The art direction is impeccable, the environmental artists did a great job with Paris, and that all crumbles when you get your awful getup with a hoodie. The setting doesn't matter that much, it can be anywhere, you still got your smoke bombs, retractable hand daggers and things work more or less as they always have, albeit watered down. This is the hardest game in the series because you might get sniped by a musket from nowhere if you engage in combat without surveying the situation. Other than that there is nothing that makes you feel like you're in Paris during the revolution. The problem is that it is tied down by the series it is in, it can't embrace the period since the Assassin's Creed title means it must be about potheads versus squares. There must be some goofy ass science fiction bullshit in there. You have to have this ridiculous framing plot that you wish wasn't there.
The same is true of Odyssey, they wanted to make a game about Greece, but everything that comes with being an entry in this game series brought it down a notch from what could have been a semi-decent game. Did that game really need a metaplot or have the Greek deities be ancient aliens? Did the parkour even add that much to the game? After Origins they gave up on having it be a sensible system where you can only climb things that seem climbable and just let you climb anything. Valhalla is the latest entry and this albatross won't go away, why does a viking game have to be about Arabian pot smokers and ancient aliens? Does the parkour even make any sense in a game about raiding England?

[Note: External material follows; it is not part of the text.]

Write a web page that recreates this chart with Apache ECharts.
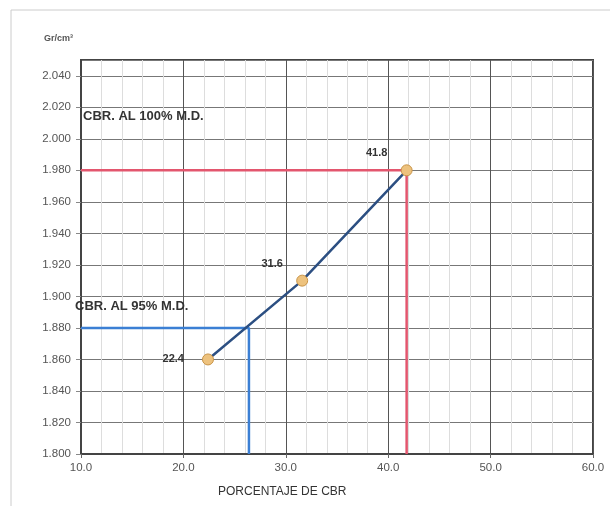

Then there is the issue of Ubisoft being the unsung heroes of asset flipping. If you play the AS titles where they wanted to get away from the assassinations and explore Seadogs territory you will find the same parkour-friendly tree assets as in Unity. If you play Watchdogs Legion you will find the same house roofs in England as in revolutionary France. After finishing Origins you have in essence already played Odyssey and Valhalla. Even within a single Ubisoft game you have already seen everything after finishing the first area zone. Their worlds are large but shallow as a puddle, static and lacks any kind of dynamism. Nothing is done well, it is always quantity over quality. Copy pasted missions spread over the map like a cluster mine load.
Unlike in The Witcher 3 there is no writing department that can carry this experience. There is no simulationist fun to be had like in Bethesda games. Their Batman Arkham Asylum combat system is sleep inducing. The more shit they shovel in there, the worse it all gets. People praised the salty sea adventures in Black Flag, but even a small AA game like Raven's Cry offers a better and deeper experience at sea. Tiny devs like Frogwares are now creating better big open world locations than Ubisoft. The best part of Unity is the murder mysteries, but since they are a zero effort side activity in a game filled with filler they can't live up to their potential.
It is a shame that the Ubisoft formula is shit and that they can't seem to escape the ridiculous premise of their cash cow because somewhere in the bowels of that company there must be talented developers. Ancient Greece is a very cool and underused setting, yet it could have been England, France or Egypt just as well, it was wasted on Odyssey. Unity is the same, you can climb the Notre-Dame de Paris and pretend to be Quasimodo, you can walk Paris' streets at night in rain and hear period songs of the revolution coming from a pub, but at the end of the day you're stuck with the same basic mechanics as a game from 2007, only diluted and dumbed down. With a plot that takes you out of it all and a metaplot to pull you out of the period even more, not that the writing makes a convincing job even when you are left alone for a bit.
These noobs missed the chance to make a game in ancient Rome during Caesar vs Pompey civil war. It would have been a great fucking setting. Roman legionaire by day and assassin by night.
It would have been just the same as any other AS game, Caesar is some Templar and wants some magic ancient alien device. Same dull combat, same side activities that get old after you've done them twice or trice. Same loot-a-ton, same useless fake RPG systems to give you a sense of progression that would otherwise have been absent due to the open world nature of the game when the combat or stealth doesn't evolve past the first few missions and you're expected to play the game for 80 hours.